The input -

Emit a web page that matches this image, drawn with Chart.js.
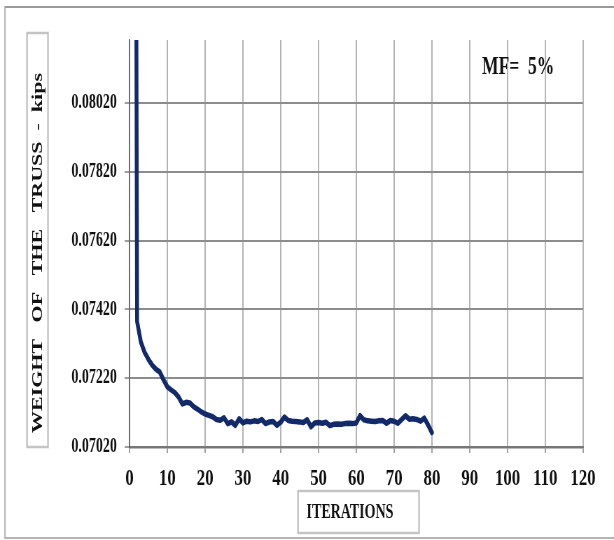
<!DOCTYPE html>
<html>
<head>
<meta charset="utf-8">
<script src="https://cdn.jsdelivr.net/npm/chart.js@4.4.1/dist/chart.umd.min.js"></script>
<style>
  html, body { margin: 0; padding: 0; overflow: hidden; background: #fff; }
  #wrap { width: 614px; height: 540px; overflow: hidden; }
  #chart { display: block; transform-origin: 0 0; background: #fff; }
</style>
</head>
<body>
<div id="wrap"><canvas id="chart"></canvas></div>
<script>
const iterations = [
  1, 2, 3, 4, 5, 6, 7, 8, 9, 10,
  11, 12, 13, 14, 15, 16, 17, 18, 19, 20,
  21, 22, 23, 24, 25, 26, 27, 28, 29, 30,
  31, 32, 33, 34, 35, 36, 37, 38, 39, 40,
  41, 42, 43, 44, 45, 46, 47, 48, 49, 50,
  51, 52, 53, 54, 55, 56, 57, 58, 59, 60,
  61, 62, 63, 64, 65, 66, 67, 68, 69, 70,
  71, 72, 73, 74, 75, 76, 77, 78, 79, 80
];

// weight of the truss (kips) per iteration
const weights = [
  0.12000, 0.07385, 0.07325, 0.07295, 0.07275, 0.07258, 0.07246, 0.07238, 0.07215, 0.07195,
  0.07186, 0.07178, 0.07165, 0.07145, 0.07150, 0.07148, 0.07137, 0.07130, 0.07122, 0.07116,
  0.07112, 0.07108, 0.07100, 0.07098, 0.07105, 0.07088, 0.07093, 0.07083, 0.07102, 0.07090,
  0.07095, 0.07093, 0.07096, 0.07094, 0.07100, 0.07088, 0.07093, 0.07094, 0.07083, 0.07092,
  0.07107, 0.07097, 0.07095, 0.07094, 0.07093, 0.07091, 0.07099, 0.07079, 0.07090, 0.07091,
  0.07089, 0.07092, 0.07082, 0.07086, 0.07087, 0.07086, 0.07088, 0.07089, 0.07088, 0.07090,
  0.07111, 0.07099, 0.07096, 0.07095, 0.07094, 0.07096, 0.07097, 0.07089, 0.07097, 0.07095,
  0.07089, 0.07100, 0.07111, 0.07101, 0.07102, 0.07100, 0.07095, 0.07104, 0.07084, 0.07062
];

const yTicks = [0.07020, 0.07220, 0.07420, 0.07620, 0.07820, 0.08020];
const xTicks = [0, 10, 20, 30, 40, 50, 60, 70, 80, 90, 100, 110, 120];

const yTitle = "WEIGHT   OF   THE   TRUSS  -  kips";
const xTitle = "ITERATIONS";
const note = "MF=  5%";

const serif = "'Liberation Serif', 'Times New Roman', serif";

// the source figure is squeezed sideways: draw on a wider canvas and narrow it
const SQUEEZE = 0.7;
const W = Math.round(614 / SQUEEZE);
const H = 540;
const X = sx => sx / SQUEEZE;

const canvas = document.getElementById("chart");
canvas.width = W;
canvas.height = H;
canvas.style.width = W + "px";
canvas.style.height = H + "px";
canvas.style.transform = "scaleX(" + (614 / W) + ")";

const decorations = {
  id: "decorations",
  afterDraw(chart) {
    const ctx = chart.ctx;
    const area = chart.chartArea;
    ctx.save();

    // outer frame
    ctx.strokeStyle = "#b4b4b4";
    ctx.lineWidth = 2;
    ctx.strokeRect(X(5), 7, W, 531);
    ctx.strokeStyle = "#9a9a9a";
    ctx.beginPath();
    ctx.moveTo(X(5), 7);
    ctx.lineTo(W, 7);
    ctx.stroke();

    // y title box
    ctx.strokeStyle = "#c4c4c4";
    ctx.lineWidth = 2.5;
    ctx.strokeRect(X(27), 33, X(48) - X(27), area.bottom - 33);
    ctx.fillStyle = "#111";
    ctx.font = "bold 22px " + serif;
    ctx.textAlign = "center";
    ctx.textBaseline = "middle";
    ctx.translate(X(38), 253);
    ctx.rotate(-Math.PI / 2);
    ctx.fillText(yTitle, 0, 0);
    ctx.setTransform(1, 0, 0, 1, 0, 0);

    // x title box
    ctx.strokeStyle = "#c4c4c4";
    ctx.strokeRect(X(298), 491, X(419) - X(298), 42);
    ctx.textAlign = "left";
    ctx.font = "bold 20px " + serif;
    ctx.fillText(xTitle, X(306.5), 513);

    // note
    ctx.font = "bold 25px " + serif;
    ctx.textBaseline = "alphabetic";
    ctx.fillText(note, X(482), 74);

    ctx.restore();
  }
};

new Chart(canvas, {
  type: "line",
  data: {
    datasets: [{
      data: iterations.map((it, i) => ({ x: it, y: weights[i] })),
      borderColor: "#12296a",
      borderWidth: 5.5,
      borderJoinStyle: "round",
      borderCapStyle: "round",
      pointRadius: 0,
      tension: 0,
      fill: false
    }]
  },
  options: {
    responsive: false,
    animation: false,
    devicePixelRatio: 1,
    layout: { padding: { top: 40, right: W - X(583), left: 0, bottom: 0 } },
    plugins: { legend: { display: false }, tooltip: { enabled: false } },
    scales: {
      x: {
        type: "linear",
        min: 0,
        max: 120,
        afterFit(scale) { scale.height = 93; },
        afterBuildTicks(scale) { scale.ticks = xTicks.map(v => ({ value: v })); },
        grid: { color: "#b4b4b4", lineWidth: 2, tickLength: 6, tickColor: "#a0a0a0" },
        border: { color: "#777", width: 2.5 },
        ticks: {
          padding: 11,
          maxRotation: 0,
          color: "#111",
          font: { family: serif, size: 24, weight: "bold" }
        }
      },
      y: {
        min: 0.0702,
        max: 0.08203,
        afterFit(scale) { scale.width = X(129.5); },
        afterBuildTicks(scale) { scale.ticks = yTicks.map(v => ({ value: v })); },
        grid: { color: "#8c8c8c", lineWidth: 2, tickLength: 7, tickColor: "#a0a0a0" },
        border: { color: "#555", width: 1.5 },
        ticks: {
          padding: 11,
          color: "#111",
          font: { family: serif, size: 20, weight: "bold" },
          callback: v => v.toFixed(5)
        }
      }
    }
  },
  plugins: [decorations]
});
</script>
</body>
</html>
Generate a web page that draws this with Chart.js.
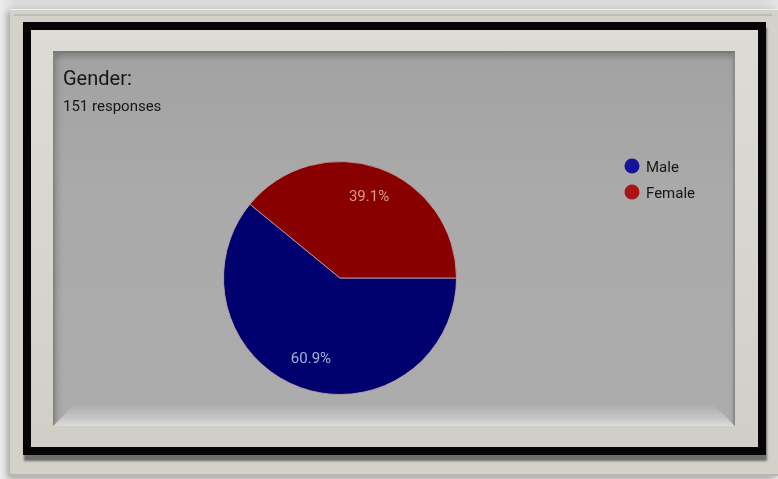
<!DOCTYPE html>
<html>
<head>
<meta charset="utf-8">
<script src="https://cdn.jsdelivr.net/npm/chart.js@4.4.1/dist/chart.umd.min.js"></script>
<style>
  html, body { margin: 0; padding: 0; }
  body {
    width: 778px; height: 479px; overflow: hidden; position: relative;
    background: linear-gradient(90deg, #ececec 0%, #dadada 2%, #dadada 98%, #e4e4e4 100%);
    font-family: Roboto, "Liberation Sans", Arial, sans-serif;
  }
  .frame {
    position: absolute; left: 10px; top: 9px; width: 768px; height: 467px;
    background: #d3d1c9;
    box-shadow: -3px 2px 6px rgba(0,0,0,0.25), inset 0 1px 0 #f0efea, inset 0 -2px 0 #b9b7b0;
  }
  .frame::before {
    content: ""; position: absolute; left: 4px; top: 5px; right: 6px; height: 2px;
    background: #bebcb5;
  }
  .black {
    position: absolute; left: 23px; top: 22px; width: 743px; height: 433px;
    background: #050505;
    box-shadow: 1px 6px 2px rgba(70,68,62,0.7);
  }
  .mat {
    position: absolute; left: 31px; top: 30px; width: 727px; height: 417px;
    background: linear-gradient(180deg, #dddcd4 0%, #d6d4cc 60%, #d0cec6 100%);
  }
  .panel {
    position: absolute; left: 53px; top: 51px; width: 682px; height: 375px;
    background: linear-gradient(180deg, #a2a2a2 0%, #aaaaaa 40%, #acacac 100%);
    box-shadow: inset 0 2px 0 #7a7a7a, inset 2px 0 0 #858585, inset -2px 0 0 #8a8a8a,
                inset 0 6px 6px rgba(0,0,0,0.18), inset 5px 0 6px rgba(0,0,0,0.12);
    overflow: hidden;
  }
  .panel::after {
    content: ""; position: absolute; left: 0; right: 0; bottom: 0; height: 22px;
    background: linear-gradient(180deg, rgba(230,230,230,0) 0%, rgba(230,230,230,0.45) 65%, rgba(240,240,240,0.75) 100%);
    clip-path: polygon(22px 0, calc(100% - 22px) 0, 100% 100%, 0 100%);
  }
  canvas { position: absolute; left: 0; top: 0; }
</style>
</head>
<body>
<div class="frame"></div>
<div class="black"></div>
<div class="mat"></div>
<div class="panel">
  <canvas id="genderChart" width="682" height="375"></canvas>
</div>
<script>
// Survey answers: Gender
const questionTitle = "Gender:";
const genderLabels = ["Male", "Female"];
const genderCounts = [92, 59];
const sliceColors = ["#00006e", "#880000"];
const legendDotColors = ["#14149a", "#aa1414"];
const percentColors = ["#9fb3da", "#d99c84"];

const totalResponses = genderCounts.reduce((a, b) => a + b, 0);
const fontFamily = "Roboto, 'Liberation Sans', Arial, sans-serif";

// heading, legend and percentage labels drawn straight onto the canvas
const formsDecor = {
    id: "formsDecor",
    afterDatasetsDraw(chart) {
        const ctx = chart.ctx;
        const meta = chart.getDatasetMeta(0);
        ctx.save();

        ctx.textAlign = "center";
        ctx.textBaseline = "middle";
        ctx.font = "15px " + fontFamily;
        meta.data.forEach((arc, i) => {
            const mid = (arc.startAngle + arc.endAngle) / 2;
            const r = arc.outerRadius * 0.74;
            const pct = ((genderCounts[i] / totalResponses) * 100).toFixed(1) + "%";
            ctx.fillStyle = percentColors[i];
            ctx.fillText(pct, arc.x + Math.cos(mid) * r, arc.y + Math.sin(mid) * r);
        });

        ctx.textAlign = "left";
        ctx.textBaseline = "alphabetic";
        ctx.fillStyle = "#161616";
        ctx.font = "20px " + fontFamily;
        ctx.fillText(questionTitle, 10, 34);
        ctx.font = "15px " + fontFamily;
        ctx.fillText(totalResponses + " responses", 10, 60);

        // legend
        ctx.font = "15px " + fontFamily;
        genderLabels.forEach((label, i) => {
            const y = 115 + i * 26;
            ctx.beginPath();
            ctx.arc(579, y, 7.5, 0, Math.PI * 2);
            ctx.fillStyle = legendDotColors[i];
            ctx.fill();
            ctx.fillStyle = "#161616";
            ctx.fillText(label, 593, y + 6);
        });

        ctx.restore();
    },
};

const genderCtx = document.getElementById("genderChart").getContext("2d");
new Chart(genderCtx, {
    type: "pie",
    data: {
        labels: genderLabels,
        datasets: [
            {
                data: genderCounts,
                backgroundColor: sliceColors,
                borderColor: "rgba(190,165,165,0.85)",
                borderWidth: 1,
            },
        ],
    },
    options: {
        responsive: false,
        animation: false,
        rotation: 90,
        layout: {
            padding: { left: 170, right: 278, top: 108, bottom: 29 },
        },
        plugins: {
            legend: { display: false },
            title: { display: false },
            tooltip: { enabled: false },
        },
    },
    plugins: [formsDecor],
});
</script>
</body>
</html>
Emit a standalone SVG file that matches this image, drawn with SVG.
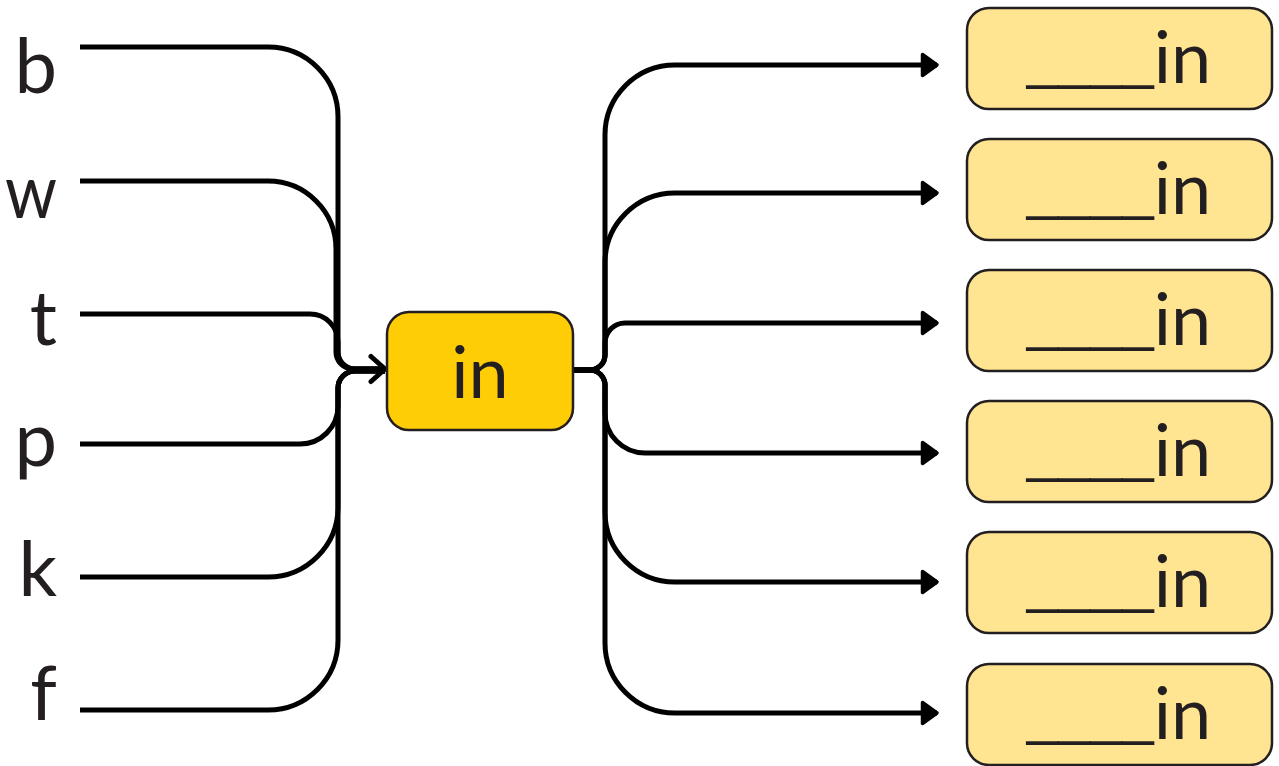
<svg xmlns="http://www.w3.org/2000/svg" width="1279" height="766" viewBox="0 0 1279 766">
<style>
.lbl{font-family:Lato,"Liberation Sans",sans-serif;font-size:76px;fill:#231F20;text-anchor:end}
.txt{font-family:Lato,"Liberation Sans",sans-serif;font-size:72px;fill:#231F20;text-anchor:middle}
.us{font-family:"Liberation Sans",Arial,sans-serif;font-size:57px}
.conn{fill:none;stroke:#000;stroke-width:5;stroke-linecap:butt}
.main{fill:#FFCD05;stroke:#231F20;stroke-width:2.5}
.opt{fill:#FFE491;stroke:#231F20;stroke-width:2.5}
</style>
<defs>
<marker id="tri" viewBox="0 0 20 26" refX="17" refY="13" markerWidth="20" markerHeight="26" markerUnits="userSpaceOnUse" orient="auto">
<path d="M2.5,2.5 L17,13 L2.5,23.5 Z" fill="#000" stroke="#000" stroke-width="3.5" stroke-linejoin="round"/>
</marker>
<marker id="chev" viewBox="0 0 22 32" refX="18" refY="16" markerWidth="22" markerHeight="32" markerUnits="userSpaceOnUse" orient="auto">
<path d="M4,3.5 L18,16 L4,28.5" fill="none" stroke="#000" stroke-width="5" stroke-linecap="round" stroke-linejoin="round"/>
</marker>
</defs>
<g id="connectors">
<path class="conn" d="M80,47 H268 A70,70 0 0 1 338,117 V352 A17,17 0 0 0 355,369 H385" marker-end="url(#chev)"/>
<path class="conn" d="M80,181 H268 A68,68 0 0 1 336,249 V352 A17,17 0 0 0 353,369 H385"/>
<path class="conn" d="M80,314 H310 A28,28 0 0 1 338,342 V352 A17,17 0 0 0 355,369 H385"/>
<path class="conn" d="M80,444 H300 A38,38 0 0 0 338,406 V388 A17,17 0 0 1 355,371 H385"/>
<path class="conn" d="M80,577 H268 A70,70 0 0 0 338,507 V388 A17,17 0 0 1 355,371 H385"/>
<path class="conn" d="M80,710 H268 A70,70 0 0 0 338,640 V388 A17,17 0 0 1 355,371 H385"/>
<path class="conn" d="M573,370 H590 A15,15 0 0 0 605,355 V135 A70,70 0 0 1 675,65 H937" marker-end="url(#tri)"/>
<path class="conn" d="M573,370 H590 A15,15 0 0 0 605,355 V263 A70,70 0 0 1 675,193 H937" marker-end="url(#tri)"/>
<path class="conn" d="M573,370 H590 A15,15 0 0 0 605,355 V343 A20,20 0 0 1 625,323 H937" marker-end="url(#tri)"/>
<path class="conn" d="M573,370 H590 A15,15 0 0 1 605,385 V413 A40,40 0 0 0 645,453 H937" marker-end="url(#tri)"/>
<path class="conn" d="M573,370 H590 A15,15 0 0 1 605,385 V512 A70,70 0 0 0 675,582 H937" marker-end="url(#tri)"/>
<path class="conn" d="M573,370 H590 A15,15 0 0 1 605,385 V643 A70,70 0 0 0 675,713 H937" marker-end="url(#tri)"/>
</g>
<g id="label-b"><text class="lbl" x="57" y="93">b</text></g>
<g id="label-w"><text class="lbl" x="57" y="218" textLength="52" lengthAdjust="spacingAndGlyphs">w</text></g>
<g id="label-t"><text class="lbl" x="57" y="345">t</text></g>
<g id="label-p"><text class="lbl" x="57" y="466">p</text></g>
<g id="label-k"><text class="lbl" x="57" y="596">k</text></g>
<g id="label-f"><text class="lbl" x="57" y="720">f</text></g>
<g id="node-in"><rect class="main" x="387" y="312" width="186" height="118" rx="22"/><text class="txt" x="480" y="398">in</text></g>
<g id="out-1"><rect class="opt" x="967" y="8" width="305" height="101" rx="22"/><text class="txt" x="1119" y="83"><tspan class="us" dy="-5">____</tspan><tspan dy="5">in</tspan></text></g>
<g id="out-2"><rect class="opt" x="967" y="139" width="305" height="101" rx="22"/><text class="txt" x="1119" y="214"><tspan class="us" dy="-5">____</tspan><tspan dy="5">in</tspan></text></g>
<g id="out-3"><rect class="opt" x="967" y="270" width="305" height="101" rx="22"/><text class="txt" x="1119" y="345"><tspan class="us" dy="-5">____</tspan><tspan dy="5">in</tspan></text></g>
<g id="out-4"><rect class="opt" x="967" y="401" width="305" height="101" rx="22"/><text class="txt" x="1119" y="476"><tspan class="us" dy="-5">____</tspan><tspan dy="5">in</tspan></text></g>
<g id="out-5"><rect class="opt" x="967" y="532" width="305" height="101" rx="22"/><text class="txt" x="1119" y="607"><tspan class="us" dy="-5">____</tspan><tspan dy="5">in</tspan></text></g>
<g id="out-6"><rect class="opt" x="967" y="664" width="305" height="101" rx="22"/><text class="txt" x="1119" y="739"><tspan class="us" dy="-5">____</tspan><tspan dy="5">in</tspan></text></g>
</svg>
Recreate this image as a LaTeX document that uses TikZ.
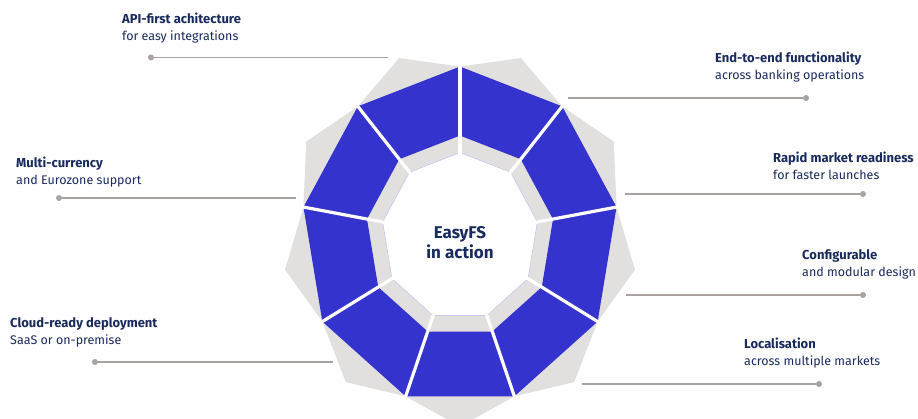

Goal - Skip the pictures. Restate exactly the lines from the start of the entries through the line containing "const X = sx => sx / SQUEEZE;", both ends included.

Reply to the task -
Emit a web page that matches this image, drawn with Chart.js.
<!DOCTYPE html>
<html>
<head>
<meta charset="utf-8">
<script src="https://cdn.jsdelivr.net/npm/chart.js@4.4.1/dist/chart.umd.min.js"></script>
<style>
  html, body { margin: 0; padding: 0; overflow: hidden; background: #fff; }
  #wrap { width: 614px; height: 540px; overflow: hidden; }
  #chart { display: block; transform-origin: 0 0; background: #fff; }
</style>
</head>
<body>
<div id="wrap"><canvas id="chart"></canvas></div>
<script>
const iterations = [
  1, 2, 3, 4, 5, 6, 7, 8, 9, 10,
  11, 12, 13, 14, 15, 16, 17, 18, 19, 20,
  21, 22, 23, 24, 25, 26, 27, 28, 29, 30,
  31, 32, 33, 34, 35, 36, 37, 38, 39, 40,
  41, 42, 43, 44, 45, 46, 47, 48, 49, 50,
  51, 52, 53, 54, 55, 56, 57, 58, 59, 60,
  61, 62, 63, 64, 65, 66, 67, 68, 69, 70,
  71, 72, 73, 74, 75, 76, 77, 78, 79, 80
];

// weight of the truss (kips) per iteration
const weights = [
  0.12000, 0.07385, 0.07325, 0.07295, 0.07275, 0.07258, 0.07246, 0.07238, 0.07215, 0.07195,
  0.07186, 0.07178, 0.07165, 0.07145, 0.07150, 0.07148, 0.07137, 0.07130, 0.07122, 0.07116,
  0.07112, 0.07108, 0.07100, 0.07098, 0.07105, 0.07088, 0.07093, 0.07083, 0.07102, 0.07090,
  0.07095, 0.07093, 0.07096, 0.07094, 0.07100, 0.07088, 0.07093, 0.07094, 0.07083, 0.07092,
  0.07107, 0.07097, 0.07095, 0.07094, 0.07093, 0.07091, 0.07099, 0.07079, 0.07090, 0.07091,
  0.07089, 0.07092, 0.07082, 0.07086, 0.07087, 0.07086, 0.07088, 0.07089, 0.07088, 0.07090,
  0.07111, 0.07099, 0.07096, 0.07095, 0.07094, 0.07096, 0.07097, 0.07089, 0.07097, 0.07095,
  0.07089, 0.07100, 0.07111, 0.07101, 0.07102, 0.07100, 0.07095, 0.07104, 0.07084, 0.07062
];

const yTicks = [0.07020, 0.07220, 0.07420, 0.07620, 0.07820, 0.08020];
const xTicks = [0, 10, 20, 30, 40, 50, 60, 70, 80, 90, 100, 110, 120];

const yTitle = "WEIGHT   OF   THE   TRUSS  -  kips";
const xTitle = "ITERATIONS";
const note = "MF=  5%";

const serif = "'Liberation Serif', 'Times New Roman', serif";

// the source figure is squeezed sideways: draw on a wider canvas and narrow it
const SQUEEZE = 0.7;
const W = Math.round(614 / SQUEEZE);
const H = 540;
const X = sx => sx / SQUEEZE;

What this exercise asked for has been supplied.